Remove-MgDriveItemVersion `
-DriveId $Drive.Id `
-DriveItemId $Item.Id `
-DriveItemVersionId $Version.Id `
-Confirm:$false
}
}
} catch {
Write-Warning " Failed processing file: $($Item.Name)"
}
}
}
}
Measuring Version Bloat Before Cleaning
Before deleting anything, know how much space is tied up in older versions. This function calculates the total size of all non-current versions in a site:
function Get-SharePointVersionSize {
param([string]$SiteUrl)
$site = Get-MgSite | Where-Object { $_.Name -like $SiteUrl }
if (-not $site) { Write-Host "Site not found: $SiteUrl"; return }
$totalPreviousVersionSize = 0
$lists = Get-MgSiteList -SiteId $site.Id | Where-Object { $_.List.Template -eq "documentLibrary" }
foreach ($list in $lists) {
Write-Host "Processing library: $($list.DisplayName)"
$items = Get-MgSiteListItem -SiteId $site.Id -ListId $list.Id -ExpandProperty "DriveItem"

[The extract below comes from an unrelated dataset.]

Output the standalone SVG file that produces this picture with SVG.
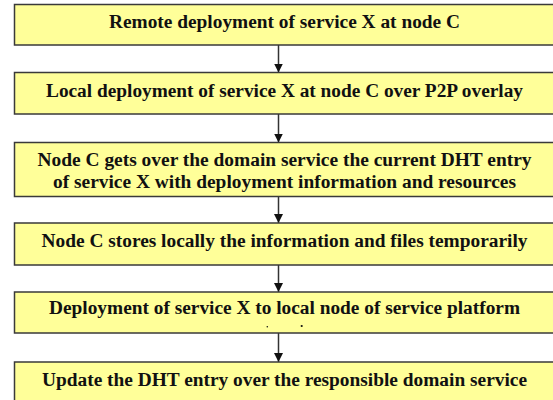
<svg xmlns="http://www.w3.org/2000/svg" width="553" height="400" viewBox="0 0 553 400">
  <style>
    .box { fill: #ffff99; stroke: #3a3a3a; stroke-width: 1.5; }
    .lbl { font-family: "Liberation Serif", "Times New Roman", serif; font-weight: bold; font-size: 18px; fill: #111; text-anchor: middle; }
    .conn { stroke: #333; stroke-width: 1.5; fill: none; marker-end: url(#arrow); }
  </style>
  <defs>
    <marker id="arrow" viewBox="0 0 10 10" refX="10" refY="5" markerUnits="userSpaceOnUse" markerWidth="9" markerHeight="9" orient="auto">
      <path d="M0,0 L10,5 L0,10 z" fill="#111"/>
    </marker>
  </defs>
  <rect width="553" height="400" fill="#ffffff"/>

  <g id="connectors">
    <line class="conn" x1="278.5" y1="45" x2="278.5" y2="72.5"/>
    <line class="conn" x1="278.5" y1="114" x2="278.5" y2="142.5"/>
    <line class="conn" x1="278.5" y1="196.5" x2="278.5" y2="223"/>
    <line class="conn" x1="278.5" y1="265" x2="278.5" y2="292"/>
    <line class="conn" x1="278.5" y1="333" x2="278.5" y2="362"/>
  </g>

  <g id="remote-deployment">
    <rect class="box" x="14.5" y="4.5" width="560" height="40.5"/>
    <text class="lbl" x="284.5" y="27.5" textLength="351" lengthAdjust="spacingAndGlyphs">Remote deployment of service X at node C</text>
  </g>

  <g id="local-deployment">
    <rect class="box" x="14.5" y="72.5" width="560" height="41.5"/>
    <text class="lbl" x="284.5" y="96.5" textLength="477" lengthAdjust="spacingAndGlyphs">Local deployment of service X at node C over P2P overlay</text>
  </g>

  <g id="get-dht-entry">
    <rect class="box" x="14.5" y="142.5" width="560" height="54"/>
    <text class="lbl" x="284.5" y="165.7" textLength="494" lengthAdjust="spacingAndGlyphs">Node C gets over the domain service the current DHT entry</text>
    <text class="lbl" x="284.5" y="187.7" textLength="463" lengthAdjust="spacingAndGlyphs">of service X with deployment information and resources</text>
  </g>

  <g id="store-locally">
    <rect class="box" x="14.5" y="223" width="560" height="42"/>
    <text class="lbl" x="284.5" y="247" textLength="486" lengthAdjust="spacingAndGlyphs">Node C stores locally the information and files temporarily</text>
  </g>

  <g id="deploy-to-platform">
    <rect class="box" x="14.5" y="292" width="560" height="41"/>
    <text class="lbl" x="284.5" y="314" textLength="471" lengthAdjust="spacingAndGlyphs">Deployment of service X to local node of service platform</text>
    <circle cx="267.3" cy="326.8" r="0.8" fill="#111"/>
    <circle cx="301.7" cy="326" r="1.1" fill="#111"/>
  </g>

  <g id="update-dht-entry">
    <rect class="box" x="14.5" y="362" width="560" height="50"/>
    <text class="lbl" x="284.5" y="386" textLength="485" lengthAdjust="spacingAndGlyphs">Update the DHT entry over the responsible domain service</text>
  </g>
</svg>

foreach ($item in $items) {
if ($item.DriveItem -and $item.DriveItem.File) {
$versions = Get-MgDriveItemVersion `
-DriveId $item.DriveItem.ParentReference.DriveId `
-DriveItemId $item.DriveItem.Id
foreach ($version in $versions) {
if ($version.Id -ne $item.DriveItem.Id) {
$totalPreviousVersionSize += $version.Size
}
}
}
}
}
Write-Host "Total space used by previous versions: $([math]::Round($totalPreviousVersionSize/1MB, 2)) MB"
}
Setting Versioning Policies Preventatively
After you’ve cleaned up, prevent future bloat by setting version limits on every site. This is a one-time configuration that caps how many versions SharePoint keeps:
$sites = Get-SPOSite -Limit All
foreach ($site in $sites) {
Set-SPOSite `
-Identity $site.Url `
-MajorVersionLimit 50 `
-MajorWithMinorVersionsLimit 10
Write-Host "Set version limits on $($site.Url)"
}
With these limits in place, no file can accumulate more than 50 major versions and 10 minor versions, regardless of how many times it gets edited.
The Cleanup Runbook
Here is the order I run these on a tenant that needs storage cleanup:
- Measure — Run
Get-SharePointVersionSizeto establish a baseline - Find duplicates — Run
Find-DriveItemDuplicatesacross key sites to identify waste - Delete old versions — Run the batch job or Graph deletion to remove versions older than your cutoff
- Set version limits — Apply
MajorVersionLimitto prevent future unbounded growth - Re-measure — Run
Get-SharePointVersionSizeagain to confirm savings
Most tenants see 20-60% storage reduction from version cleanup alone. Duplicate cleanup depends on how messy the tenant is — some have near-zero duplicates, others have entire project folders copied across multiple sites.
Rate Limit Warning
Graph API direct deletion hits rate limits faster than batch jobs. If you’re deleting versions across a large tenant, you’ll get 429 Too Many Requests errors. The batch job approach is always preferred for large-scale cleanup because Microsoft runs it on the server side without counting against your API quota.
That being said it’s very nice to be able to manually clean the storage (especially below the minimum policy of 50 previous versions that Microsoft allows for retention).